We were pleased to welcome Past District Governor, Sanford-Springvale Rotarian, and District Polio Plus chair Lawrence Furbish to our meeting on World Polio Day. Lawrence gave us a quick history of this ancient disease and Rotary’s role in taking on the challenge to eradicate it from the world.
 
Hippocrates, a Greek physician often called the father of Western medicine, described a disease that people got in the warmer months. Ancient tablets from Egypt and India make reference to a disease that was most likely poliomyelitis.
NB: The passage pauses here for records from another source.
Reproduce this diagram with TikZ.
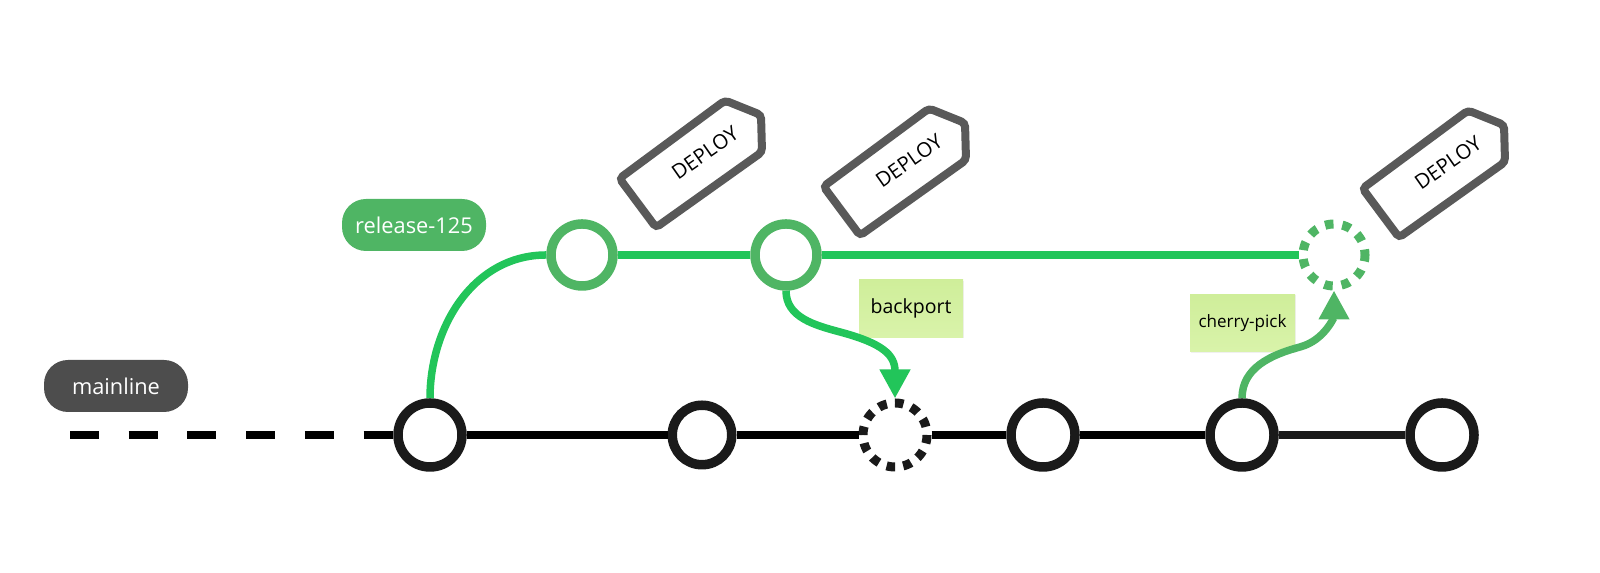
\documentclass[tikz,border=0pt]{standalone}
\usepackage{fontspec}
\setmainfont{Open Sans}
\usetikzlibrary{arrows.meta,shadows}

\definecolor{ringblack}{HTML}{1A1A1A}
\definecolor{ringgreen}{HTML}{4FB564}
\definecolor{linegreen}{HTML}{22C55A}
\definecolor{taggrey}{HTML}{595959}
\definecolor{pillgrey}{HTML}{4D4D4D}
\definecolor{notetop}{HTML}{CFEE9A}
\definecolor{notebottom}{HTML}{D9F3AA}

\tikzset{
    commit/.style={circle,draw=ringblack,fill=white,line width=0.095cm,inner sep=0pt,minimum size=#1},
    commit/.default=0.64cm,
    greencommit/.style={commit=0.62cm,draw=ringgreen},
    dotted black/.style={commit=0.64cm,line width=0.09cm,dash pattern=on 0.085cm off 0.0825cm,dash phase=0.085cm},
    dotted green/.style={commit=0.62cm,draw=ringgreen,line width=0.09cm,dash pattern=on 0.085cm off 0.089cm,dash phase=0.03cm},
    mainline/.style={line width=0.075cm,black},
    branchline/.style={line width=0.075cm,linegreen},
    pickline/.style={line width=0.075cm,ringgreen},
    bigtip/.style={-{Triangle[length=0.29cm,width=0.29cm]}},
    pill/.style={text=white,rounded corners=0.24cm,minimum width=1.44cm,minimum height=0.52cm,inner sep=0pt,font=\fontsize{6.2}{8}\selectfont},
    note/.style={top color=notetop,bottom color=notebottom,inner sep=0pt,minimum width=#1,minimum height=0.575cm,
        drop shadow={opacity=0.12,shadow xshift=0.012cm,shadow yshift=-0.012cm}},
    deploytag/.pic={
        \draw[taggrey,line width=0.08cm,rounded corners=0.04cm,fill=white]
            (0.20,0.525) -- (0.56,0.38) -- (0.57,0.01) -- (-0.49,-0.745) -- (-0.855,-0.255) -- cycle;
        \node[rotate=35,font=\fontsize{5.8}{7}\selectfont] (-text) at (0,0) {DEPLOY};
    }
}

\begin{document}
\begin{tikzpicture}
    \useasboundingbox (0,0) rectangle (16,5.73);

    \node[commit=0.64cm] (c1) at (4.30,1.38) {};
    \node[commit=0.595cm] (c2) at (7.02,1.38) {};
    \node[dotted black] (c3) at (8.95,1.38) {};
    \node[commit=0.64cm] (c4) at (10.43,1.38) {};
    \node[commit=0.64cm] (c5) at (12.42,1.38) {};
    \node[commit=0.64cm] (c6) at (14.42,1.38) {};

    \node[greencommit] (g1) at (5.82,3.18) {};
    \node[greencommit] (g2) at (7.86,3.18) {};
    \node[dotted green] (g3) at (13.34,3.18) {};

    \node[pill,fill=ringgreen] (release) at (4.14,3.48) {release-125};
    \node[pill,fill=pillgrey] (mainlabel) at (1.16,1.87) {mainline};

    \node[note=1.04cm,font=\fontsize{5.55}{7}\selectfont] (backport) at (9.11,2.645) {backport};
    \node[note=1.05cm,font=\fontsize{4.85}{6}\selectfont] (cherry) at (12.425,2.50) {cherry-pick};

    \pic (tag1) at (7.05,4.20) {deploytag};
    \pic (tag2) at (9.09,4.12) {deploytag};
    \pic (tag3) at (14.48,4.10) {deploytag};

    \coordinate (start) at (0.70,1.38);
    \coordinate (backmid) at (8.40,2.41);
    \coordinate (pickmid) at (13.00,2.26);

    \draw[mainline,dash pattern=on 0.29cm off 0.297cm] (start) -- (c1);
    \draw[mainline] (c1) -- (c2);
    \draw[mainline] (c2) -- (c3);
    \draw[mainline] (c3) -- (c4);
    \draw[mainline] (c4) -- (c5);
    \draw[mainline,ringblack] (c5) -- (c6);

    \draw[branchline] (c1.north) to[out=90,in=180] (g1.west);
    \draw[branchline] (g1) -- (g2);
    \draw[branchline] (g2) -- (g3);

    \draw[branchline,bigtip] (g2.south) to[out=-90,in=165] (backmid) to[out=-15,in=90,looseness=1.3] (c3.north);
    \draw[pickline,bigtip] (c5.north) to[out=90,in=195] (pickmid) to[out=15,in=-90] (g3.south);
\end{tikzpicture}
\end{document}
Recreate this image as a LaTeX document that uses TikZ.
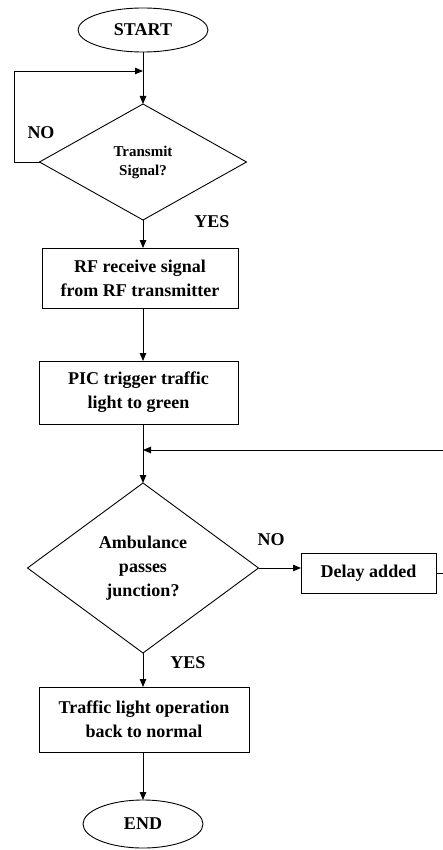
\documentclass[tikz,border=0pt]{standalone}
\usepackage{fontspec}
\setmainfont{Liberation Serif}
\usetikzlibrary{shapes.geometric,arrows.meta}
\begin{document}
\begin{tikzpicture}[x=1pt,y=-1pt,
  every node/.style={font=\bfseries\fontsize{18}{24}\selectfont, inner sep=0pt, outer sep=0pt},
  term/.style={draw, ellipse, line width=0.9pt},
  proc/.style={draw, rectangle, line width=0.9pt, align=center},
  dec/.style={draw, diamond, line width=0.9pt, align=center},
  lbl/.style={font=\bfseries\fontsize{18}{22}\selectfont},
  arr/.style={line width=0.9pt, -{Triangle[length=8pt,width=6.5pt]}},
  ln/.style={line width=0.9pt}]
\useasboundingbox (0,0) rectangle (442,850);
\node[term, minimum width=130pt, minimum height=44pt] (start) at (143,30) {START};
\node[dec, minimum width=207pt, minimum height=116pt,
  font=\bfseries\fontsize{15}{19}\selectfont] (d1) at (143,162)
  {Transmit\\Signal?};
\node[proc, minimum width=196pt, minimum height=60pt] (b1) at (140,278)
  {RF receive signal\\from RF transmitter};
\node[proc, minimum width=199pt, minimum height=63pt] (b2) at (138.5,392.5)
  {PIC trigger traffic\\light to green};
\node[dec, minimum width=231pt, minimum height=170pt] (d2) at (143,568)
  {Ambulance\\passes\\junction?};
\node[proc, minimum width=135pt, minimum height=40pt] (delay) at (368.5,573) {Delay added};
\node[proc, minimum width=210pt, minimum height=65pt] (b3) at (144,719.5)
  {Traffic light operation\\back to normal};
\node[term, minimum width=120pt, minimum height=48pt] (end) at (143,824) {END};
\coordinate (m1) at (143,71);
\coordinate (m2) at (143,450);
\coordinate (rt) at (446,450);
\node[lbl] (no1) at (41,133) {NO};
\node[lbl] (yes1) at (212,222) {YES};
\node[lbl] (no2) at (271,540) {NO};
\node[lbl] (yes2) at (188,663) {YES};
\draw[arr] (start.south) -- (d1.north);
\draw[arr] (d1.west) -- (14,162) -- (14,71) -- (m1);
\draw[arr] (d1.south) -- (d1.south |- b1.north);
\draw[arr] (b1.south -| d1.south) -- (d1.south |- b2.north);
\draw[arr] (b2.south -| d2.north) -- (d2.north);
\draw[arr] (d2.east) -- (delay.west |- d2.east);
\draw[ln] (delay.east) -- (rt |- delay.east) -- (rt);
\draw[arr] (rt) -- (m2);
\draw[arr] (d2.south) -- (d2.south |- b3.north);
\draw[arr] (b3.south -| end.north) -- (end.north);
\end{tikzpicture}
\end{document}
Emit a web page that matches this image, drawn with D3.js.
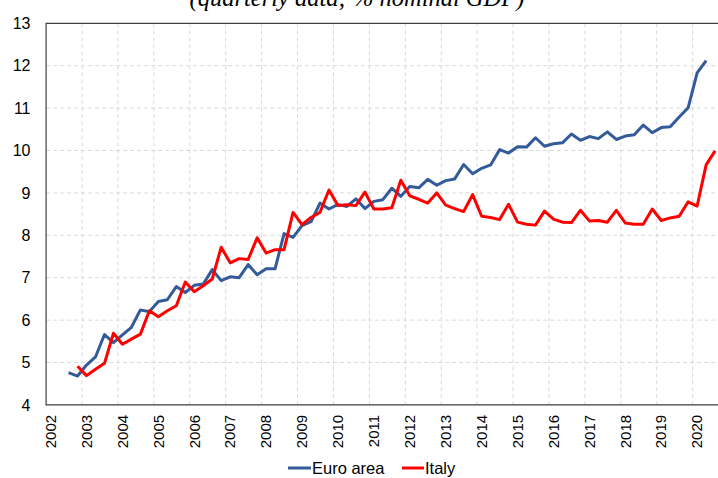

In the US, there was an epidemic occurrence of polio starting in 1905 and peaking in 1910 and 1916. Throughout the first half of the last century, polio remained a threat in the US, striking the poor and wealthy alike. A notable example is Franklin D. Roosevelt who contracted the disease at his summer home on Campobello Island in 1921.
 
The National Foundation for Infantile Paralysis was founded in the 1938 by a friend of FDR with the aim of combatting polio. This organization was renamed March of Dimes and now focuses on preventing birth defects, premature birth and infant mortality.
 
Cases of polio in the US grew throughout the 1940s, peaking in 1952.  Two key virologists were working on vaccines. Jonas Salk’s approach was with dead virus while other researchers worked with live virus. Salk’s injected vaccine became available in 1954 when one million kids were vaccinated in a trial that proved it was effective. The Albert Sabin oral vaccine was released in 1961 as the incidences of polio were declining rapidly in the US. The oral vaccine was and is much less expensive than the injected vaccine, but in a small number of cases it can cause polio (vaccine derived polio vs wild polio virus). While other virologists in other countries were also working on an oral vaccine, the Sabin strain was determined to be most effective and was adopted for worldwide distribution.
 
 
 
In the 1970s, Rotary 3H Grants, the predecessor to Global Grants, were started to provide funding for projects greater than a single club could afford. It was through a 3H Grant that the polio eradication effort in the Philippines was funded. In 1985, Rotary took on the fight against polio as a “corporate project”. Rotary approached the World Health Organization (WHO) to form a partnership and were initially rebuffed since Rotary is not a health organization. However, once Rotary demonstrated the level of funding that could be made available, the partnership was launched with WHO, the CDC and UNICEF. In 2013, the Gates Foundation joined the partnership.
 
 
The efforts of this partnership have driven the number of polio cases down from about 350,000 in 1988 to 12 so far in 2017. Only two countries have reported cases in 2017, Afghanistan and Pakistan. Most vaccinating is done by local health care workers – polio workers whom our donations help pay for. Rotarians administer a small number of vaccinations, but our key role is to continue to raise awareness and advocate for support to get the job done.